INFORMATION GIVEN ::
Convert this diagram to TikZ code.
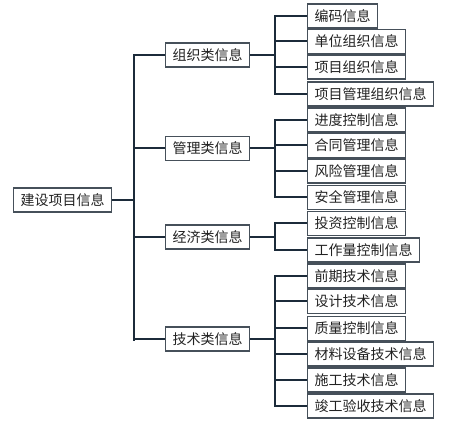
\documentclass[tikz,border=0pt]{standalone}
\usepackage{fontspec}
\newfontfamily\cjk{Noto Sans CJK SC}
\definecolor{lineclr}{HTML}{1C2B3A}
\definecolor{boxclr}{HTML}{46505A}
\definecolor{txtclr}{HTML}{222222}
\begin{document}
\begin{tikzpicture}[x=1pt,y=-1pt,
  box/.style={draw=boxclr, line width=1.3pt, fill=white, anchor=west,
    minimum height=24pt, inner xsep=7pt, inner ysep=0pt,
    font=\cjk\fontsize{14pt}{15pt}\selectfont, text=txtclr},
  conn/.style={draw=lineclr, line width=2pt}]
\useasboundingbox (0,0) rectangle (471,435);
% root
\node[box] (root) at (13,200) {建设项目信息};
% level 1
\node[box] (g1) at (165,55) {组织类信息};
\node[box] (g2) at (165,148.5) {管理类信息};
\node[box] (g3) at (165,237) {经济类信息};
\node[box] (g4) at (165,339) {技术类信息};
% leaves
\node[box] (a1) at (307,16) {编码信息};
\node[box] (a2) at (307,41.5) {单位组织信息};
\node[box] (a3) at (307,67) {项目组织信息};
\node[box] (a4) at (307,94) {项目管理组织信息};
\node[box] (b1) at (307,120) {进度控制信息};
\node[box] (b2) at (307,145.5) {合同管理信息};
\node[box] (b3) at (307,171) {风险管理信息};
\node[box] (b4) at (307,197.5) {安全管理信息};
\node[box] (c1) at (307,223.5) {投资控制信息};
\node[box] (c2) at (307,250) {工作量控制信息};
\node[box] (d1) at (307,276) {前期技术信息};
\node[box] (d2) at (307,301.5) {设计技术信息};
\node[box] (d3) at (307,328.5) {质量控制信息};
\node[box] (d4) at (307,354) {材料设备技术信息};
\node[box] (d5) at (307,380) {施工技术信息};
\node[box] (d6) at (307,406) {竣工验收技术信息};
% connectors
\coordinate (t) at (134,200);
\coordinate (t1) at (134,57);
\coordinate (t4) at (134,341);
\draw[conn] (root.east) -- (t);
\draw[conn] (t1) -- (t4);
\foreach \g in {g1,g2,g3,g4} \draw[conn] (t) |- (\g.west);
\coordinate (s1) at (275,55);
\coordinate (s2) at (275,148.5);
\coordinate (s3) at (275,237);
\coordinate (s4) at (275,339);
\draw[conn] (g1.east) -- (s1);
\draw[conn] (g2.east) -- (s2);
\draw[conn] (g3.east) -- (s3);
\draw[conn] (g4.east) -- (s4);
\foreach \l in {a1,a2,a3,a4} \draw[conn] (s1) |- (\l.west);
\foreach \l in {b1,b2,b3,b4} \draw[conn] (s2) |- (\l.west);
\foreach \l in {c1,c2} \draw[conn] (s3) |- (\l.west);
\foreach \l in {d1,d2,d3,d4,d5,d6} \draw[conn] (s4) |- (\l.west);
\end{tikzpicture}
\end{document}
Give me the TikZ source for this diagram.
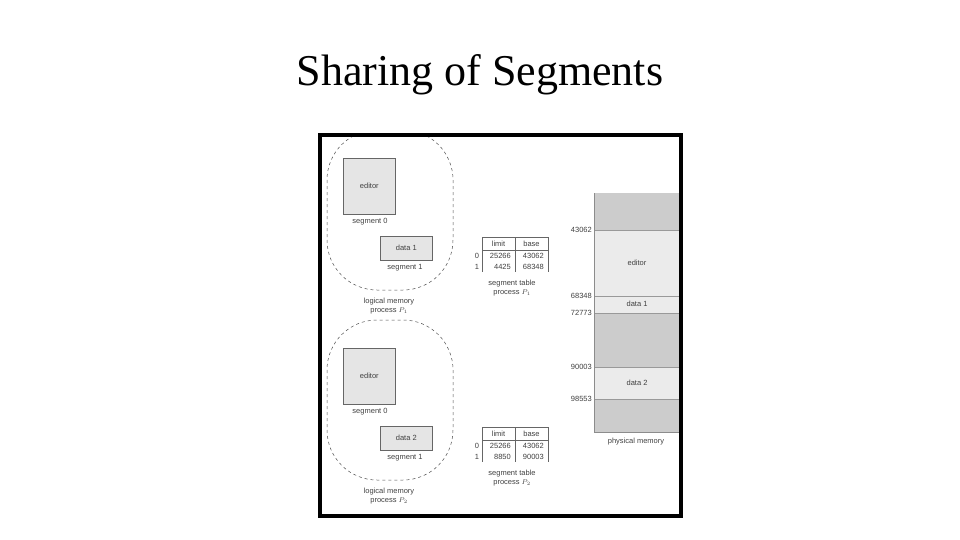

---

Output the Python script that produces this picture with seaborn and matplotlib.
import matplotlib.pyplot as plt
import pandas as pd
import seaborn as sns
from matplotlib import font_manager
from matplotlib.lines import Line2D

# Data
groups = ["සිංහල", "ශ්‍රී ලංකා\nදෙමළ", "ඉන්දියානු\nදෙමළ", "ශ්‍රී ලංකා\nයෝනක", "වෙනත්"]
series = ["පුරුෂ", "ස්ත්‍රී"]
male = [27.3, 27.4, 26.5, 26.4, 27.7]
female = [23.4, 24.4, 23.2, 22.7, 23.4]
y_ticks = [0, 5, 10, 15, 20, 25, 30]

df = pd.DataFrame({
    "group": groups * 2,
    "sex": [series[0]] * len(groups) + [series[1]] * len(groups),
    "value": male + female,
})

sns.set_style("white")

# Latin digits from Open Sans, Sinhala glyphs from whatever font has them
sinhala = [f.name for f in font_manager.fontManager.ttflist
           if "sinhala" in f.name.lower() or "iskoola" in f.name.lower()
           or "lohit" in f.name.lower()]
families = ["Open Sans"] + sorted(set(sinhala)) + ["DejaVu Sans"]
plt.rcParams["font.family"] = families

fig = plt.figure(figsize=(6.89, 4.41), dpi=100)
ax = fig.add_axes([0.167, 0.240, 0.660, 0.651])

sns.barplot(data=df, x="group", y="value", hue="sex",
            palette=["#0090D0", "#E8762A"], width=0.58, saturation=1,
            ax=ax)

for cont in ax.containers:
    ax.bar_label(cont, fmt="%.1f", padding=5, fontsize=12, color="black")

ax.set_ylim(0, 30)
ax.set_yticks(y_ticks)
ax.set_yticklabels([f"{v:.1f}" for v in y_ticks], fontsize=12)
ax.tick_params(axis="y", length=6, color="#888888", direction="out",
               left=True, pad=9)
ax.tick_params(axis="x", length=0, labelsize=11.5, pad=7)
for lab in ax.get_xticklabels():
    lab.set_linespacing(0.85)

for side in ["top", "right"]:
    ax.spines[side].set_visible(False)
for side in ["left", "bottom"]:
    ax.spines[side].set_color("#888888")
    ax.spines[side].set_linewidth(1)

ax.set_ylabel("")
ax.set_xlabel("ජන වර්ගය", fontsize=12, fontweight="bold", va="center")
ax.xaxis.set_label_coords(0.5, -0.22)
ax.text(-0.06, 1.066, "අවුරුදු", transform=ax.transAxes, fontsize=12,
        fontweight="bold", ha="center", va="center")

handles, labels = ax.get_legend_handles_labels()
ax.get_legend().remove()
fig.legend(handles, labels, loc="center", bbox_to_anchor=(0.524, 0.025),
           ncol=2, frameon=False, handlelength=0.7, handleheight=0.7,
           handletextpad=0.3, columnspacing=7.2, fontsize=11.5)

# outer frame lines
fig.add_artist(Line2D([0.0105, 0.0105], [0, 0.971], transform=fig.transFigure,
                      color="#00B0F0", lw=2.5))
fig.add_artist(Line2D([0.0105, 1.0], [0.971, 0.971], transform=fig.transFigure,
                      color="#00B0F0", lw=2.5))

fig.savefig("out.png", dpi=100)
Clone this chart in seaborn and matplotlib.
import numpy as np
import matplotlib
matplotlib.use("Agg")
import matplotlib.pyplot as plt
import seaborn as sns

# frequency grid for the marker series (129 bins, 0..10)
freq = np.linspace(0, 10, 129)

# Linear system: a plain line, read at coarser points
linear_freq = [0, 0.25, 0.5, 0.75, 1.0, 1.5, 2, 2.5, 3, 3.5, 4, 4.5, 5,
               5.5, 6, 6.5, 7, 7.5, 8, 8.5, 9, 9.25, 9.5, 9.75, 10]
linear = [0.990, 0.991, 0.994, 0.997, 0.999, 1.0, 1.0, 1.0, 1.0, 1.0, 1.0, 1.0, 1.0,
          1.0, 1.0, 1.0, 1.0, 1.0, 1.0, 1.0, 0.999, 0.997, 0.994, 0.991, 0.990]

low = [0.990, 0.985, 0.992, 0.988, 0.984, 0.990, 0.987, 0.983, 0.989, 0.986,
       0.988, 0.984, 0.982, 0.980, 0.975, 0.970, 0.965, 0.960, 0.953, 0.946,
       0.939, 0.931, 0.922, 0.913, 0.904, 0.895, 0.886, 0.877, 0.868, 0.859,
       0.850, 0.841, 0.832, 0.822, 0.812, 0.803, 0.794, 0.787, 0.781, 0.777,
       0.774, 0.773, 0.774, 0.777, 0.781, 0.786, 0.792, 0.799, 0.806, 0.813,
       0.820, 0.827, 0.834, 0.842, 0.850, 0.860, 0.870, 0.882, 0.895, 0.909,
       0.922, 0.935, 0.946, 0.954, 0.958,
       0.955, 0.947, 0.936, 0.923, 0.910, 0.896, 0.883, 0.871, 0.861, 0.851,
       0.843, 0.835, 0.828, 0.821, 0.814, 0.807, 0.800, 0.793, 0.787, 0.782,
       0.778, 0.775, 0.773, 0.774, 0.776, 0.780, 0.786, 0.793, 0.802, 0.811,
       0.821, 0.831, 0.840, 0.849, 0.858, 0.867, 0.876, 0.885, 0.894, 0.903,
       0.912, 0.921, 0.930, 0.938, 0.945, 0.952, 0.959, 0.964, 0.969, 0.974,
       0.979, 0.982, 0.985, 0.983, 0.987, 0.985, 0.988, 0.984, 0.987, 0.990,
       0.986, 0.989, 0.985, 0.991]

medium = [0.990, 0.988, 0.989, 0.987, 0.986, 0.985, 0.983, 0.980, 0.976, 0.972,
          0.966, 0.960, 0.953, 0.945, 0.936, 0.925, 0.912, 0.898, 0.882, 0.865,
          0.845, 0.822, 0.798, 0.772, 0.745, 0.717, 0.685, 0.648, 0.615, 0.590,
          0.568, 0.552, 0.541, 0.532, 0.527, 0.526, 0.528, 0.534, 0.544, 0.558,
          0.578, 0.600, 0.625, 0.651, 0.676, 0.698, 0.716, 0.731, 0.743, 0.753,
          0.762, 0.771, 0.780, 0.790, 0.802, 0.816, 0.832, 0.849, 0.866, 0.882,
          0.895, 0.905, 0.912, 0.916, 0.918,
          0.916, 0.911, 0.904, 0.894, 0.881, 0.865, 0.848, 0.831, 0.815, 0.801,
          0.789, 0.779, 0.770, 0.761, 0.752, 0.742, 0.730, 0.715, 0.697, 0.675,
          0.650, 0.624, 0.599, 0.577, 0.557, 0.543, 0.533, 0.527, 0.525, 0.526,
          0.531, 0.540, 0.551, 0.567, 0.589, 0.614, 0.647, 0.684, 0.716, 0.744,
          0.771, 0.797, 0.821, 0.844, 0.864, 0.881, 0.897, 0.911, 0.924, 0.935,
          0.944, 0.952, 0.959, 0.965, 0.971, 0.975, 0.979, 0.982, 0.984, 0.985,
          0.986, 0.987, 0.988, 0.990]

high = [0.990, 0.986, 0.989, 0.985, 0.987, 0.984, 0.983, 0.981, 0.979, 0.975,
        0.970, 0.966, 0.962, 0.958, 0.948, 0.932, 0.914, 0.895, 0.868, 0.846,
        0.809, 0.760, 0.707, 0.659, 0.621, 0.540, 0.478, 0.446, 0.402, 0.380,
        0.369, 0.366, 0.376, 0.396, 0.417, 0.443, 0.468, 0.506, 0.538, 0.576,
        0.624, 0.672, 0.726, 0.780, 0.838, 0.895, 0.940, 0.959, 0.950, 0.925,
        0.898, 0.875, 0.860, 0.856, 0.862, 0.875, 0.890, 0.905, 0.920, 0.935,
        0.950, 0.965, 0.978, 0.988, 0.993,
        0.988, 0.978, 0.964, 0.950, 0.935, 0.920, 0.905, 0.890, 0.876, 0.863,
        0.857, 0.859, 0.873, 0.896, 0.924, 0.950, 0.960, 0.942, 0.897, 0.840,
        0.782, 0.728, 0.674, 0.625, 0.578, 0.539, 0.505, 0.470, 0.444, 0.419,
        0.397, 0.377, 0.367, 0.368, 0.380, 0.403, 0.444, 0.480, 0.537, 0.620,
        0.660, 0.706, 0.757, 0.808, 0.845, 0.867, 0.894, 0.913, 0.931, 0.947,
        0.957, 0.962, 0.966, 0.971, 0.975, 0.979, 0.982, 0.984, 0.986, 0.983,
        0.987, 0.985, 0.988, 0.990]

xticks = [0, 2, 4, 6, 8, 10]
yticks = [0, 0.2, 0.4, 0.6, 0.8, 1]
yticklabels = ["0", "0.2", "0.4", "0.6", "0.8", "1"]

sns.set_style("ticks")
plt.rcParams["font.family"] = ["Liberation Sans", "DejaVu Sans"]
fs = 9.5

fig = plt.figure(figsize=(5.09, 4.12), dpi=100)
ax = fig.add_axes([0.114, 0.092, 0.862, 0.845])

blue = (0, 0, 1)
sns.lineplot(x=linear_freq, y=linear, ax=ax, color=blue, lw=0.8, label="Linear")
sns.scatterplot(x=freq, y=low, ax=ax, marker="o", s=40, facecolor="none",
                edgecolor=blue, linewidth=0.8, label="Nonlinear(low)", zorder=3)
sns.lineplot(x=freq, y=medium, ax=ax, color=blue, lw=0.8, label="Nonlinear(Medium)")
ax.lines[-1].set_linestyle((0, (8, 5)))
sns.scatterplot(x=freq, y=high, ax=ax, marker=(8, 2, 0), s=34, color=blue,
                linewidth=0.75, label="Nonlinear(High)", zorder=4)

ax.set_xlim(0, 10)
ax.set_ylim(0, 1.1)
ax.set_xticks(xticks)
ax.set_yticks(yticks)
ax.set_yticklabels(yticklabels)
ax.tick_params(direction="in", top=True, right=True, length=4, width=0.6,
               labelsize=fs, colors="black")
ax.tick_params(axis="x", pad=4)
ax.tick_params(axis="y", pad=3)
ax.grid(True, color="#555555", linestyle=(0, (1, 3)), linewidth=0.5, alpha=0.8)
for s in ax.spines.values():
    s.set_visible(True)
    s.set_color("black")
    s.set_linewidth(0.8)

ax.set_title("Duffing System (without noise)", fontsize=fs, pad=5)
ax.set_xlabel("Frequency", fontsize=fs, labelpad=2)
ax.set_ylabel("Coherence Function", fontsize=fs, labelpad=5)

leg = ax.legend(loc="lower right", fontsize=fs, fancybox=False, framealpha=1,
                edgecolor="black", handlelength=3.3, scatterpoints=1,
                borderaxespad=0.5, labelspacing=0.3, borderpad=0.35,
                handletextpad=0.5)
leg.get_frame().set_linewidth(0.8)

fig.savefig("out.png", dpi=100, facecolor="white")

---

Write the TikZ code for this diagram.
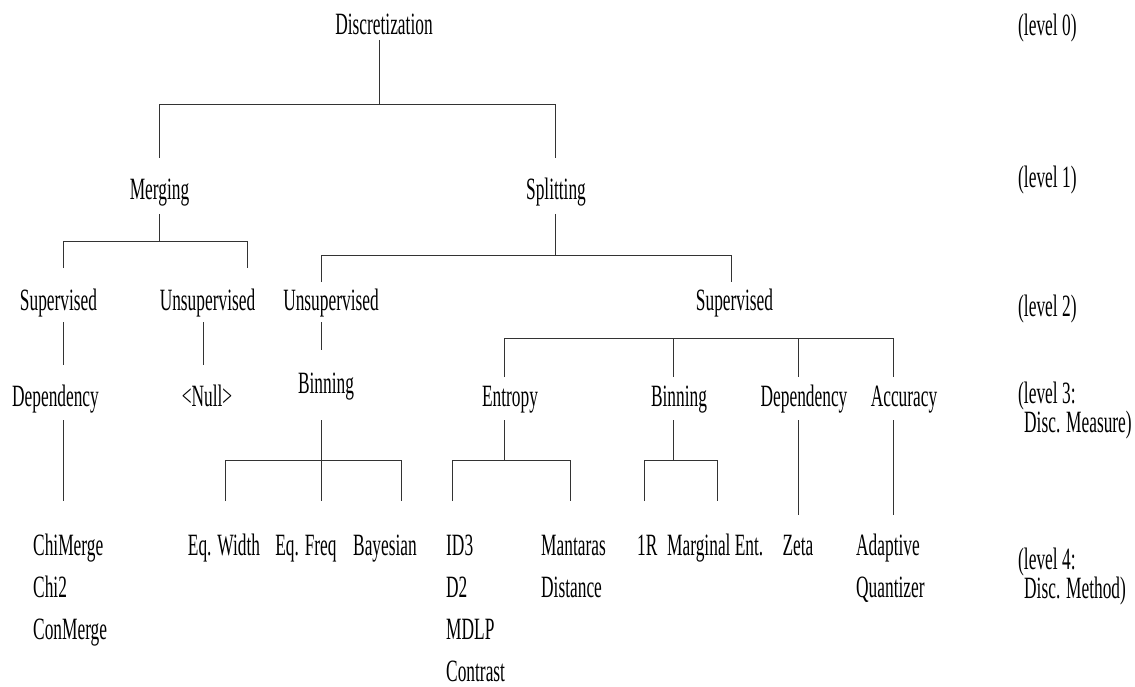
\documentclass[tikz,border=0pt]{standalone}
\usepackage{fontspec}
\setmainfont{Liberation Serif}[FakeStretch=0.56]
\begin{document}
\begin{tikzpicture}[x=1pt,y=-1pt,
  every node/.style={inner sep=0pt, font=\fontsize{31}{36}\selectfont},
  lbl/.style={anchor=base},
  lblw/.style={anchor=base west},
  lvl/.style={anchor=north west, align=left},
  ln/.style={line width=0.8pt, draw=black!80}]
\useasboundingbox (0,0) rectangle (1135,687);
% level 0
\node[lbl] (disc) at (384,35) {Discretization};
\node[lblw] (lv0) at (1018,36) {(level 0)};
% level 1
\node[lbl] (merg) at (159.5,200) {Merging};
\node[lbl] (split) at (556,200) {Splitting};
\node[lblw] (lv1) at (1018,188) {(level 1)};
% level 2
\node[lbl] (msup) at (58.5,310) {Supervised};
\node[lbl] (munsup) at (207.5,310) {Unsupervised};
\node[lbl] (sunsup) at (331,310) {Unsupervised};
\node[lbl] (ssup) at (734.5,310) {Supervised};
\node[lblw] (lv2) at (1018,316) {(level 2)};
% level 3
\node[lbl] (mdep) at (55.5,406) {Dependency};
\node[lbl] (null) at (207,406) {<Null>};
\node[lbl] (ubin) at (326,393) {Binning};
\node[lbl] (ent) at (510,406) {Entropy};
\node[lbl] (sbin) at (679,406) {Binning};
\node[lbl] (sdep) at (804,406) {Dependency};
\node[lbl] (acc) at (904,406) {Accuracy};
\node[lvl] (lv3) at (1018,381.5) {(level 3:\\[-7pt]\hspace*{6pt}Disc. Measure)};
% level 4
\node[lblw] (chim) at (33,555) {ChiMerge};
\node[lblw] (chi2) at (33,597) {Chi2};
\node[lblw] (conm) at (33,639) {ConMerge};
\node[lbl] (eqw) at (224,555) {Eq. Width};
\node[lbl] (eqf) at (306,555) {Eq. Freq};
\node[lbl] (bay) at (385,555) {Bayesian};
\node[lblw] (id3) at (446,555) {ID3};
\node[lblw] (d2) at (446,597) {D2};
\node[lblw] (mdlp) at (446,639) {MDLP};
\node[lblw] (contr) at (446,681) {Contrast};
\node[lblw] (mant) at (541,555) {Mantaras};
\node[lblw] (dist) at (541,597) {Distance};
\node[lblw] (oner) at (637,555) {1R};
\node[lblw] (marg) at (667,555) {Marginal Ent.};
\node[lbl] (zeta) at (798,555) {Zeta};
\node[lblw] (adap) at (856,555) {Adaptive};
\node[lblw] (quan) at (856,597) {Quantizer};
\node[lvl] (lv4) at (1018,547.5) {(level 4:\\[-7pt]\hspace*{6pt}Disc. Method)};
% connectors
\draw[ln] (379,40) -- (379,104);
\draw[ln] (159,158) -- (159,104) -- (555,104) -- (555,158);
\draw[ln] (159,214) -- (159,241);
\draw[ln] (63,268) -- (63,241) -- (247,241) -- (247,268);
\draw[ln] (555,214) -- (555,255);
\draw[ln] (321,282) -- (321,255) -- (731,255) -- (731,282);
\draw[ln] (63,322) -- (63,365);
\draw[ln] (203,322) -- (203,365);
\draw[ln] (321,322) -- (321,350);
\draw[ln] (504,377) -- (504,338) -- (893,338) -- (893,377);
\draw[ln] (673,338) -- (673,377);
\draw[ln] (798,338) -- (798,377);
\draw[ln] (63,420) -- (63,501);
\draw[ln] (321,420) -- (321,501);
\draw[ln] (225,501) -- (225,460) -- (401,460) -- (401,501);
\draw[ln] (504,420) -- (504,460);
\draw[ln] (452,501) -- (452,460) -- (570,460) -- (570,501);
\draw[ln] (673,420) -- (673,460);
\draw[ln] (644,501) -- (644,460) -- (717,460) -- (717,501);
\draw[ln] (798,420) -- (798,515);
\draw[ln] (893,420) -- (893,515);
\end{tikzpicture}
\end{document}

INSTRUCTION :: Take every line that includes the string "seaborn" and copy it.

SOLVED PROBLEM ::
Output the Python script that produces this picture with seaborn and matplotlib.
import seaborn as sns
Clone this chart in seaborn and matplotlib.
import seaborn as sns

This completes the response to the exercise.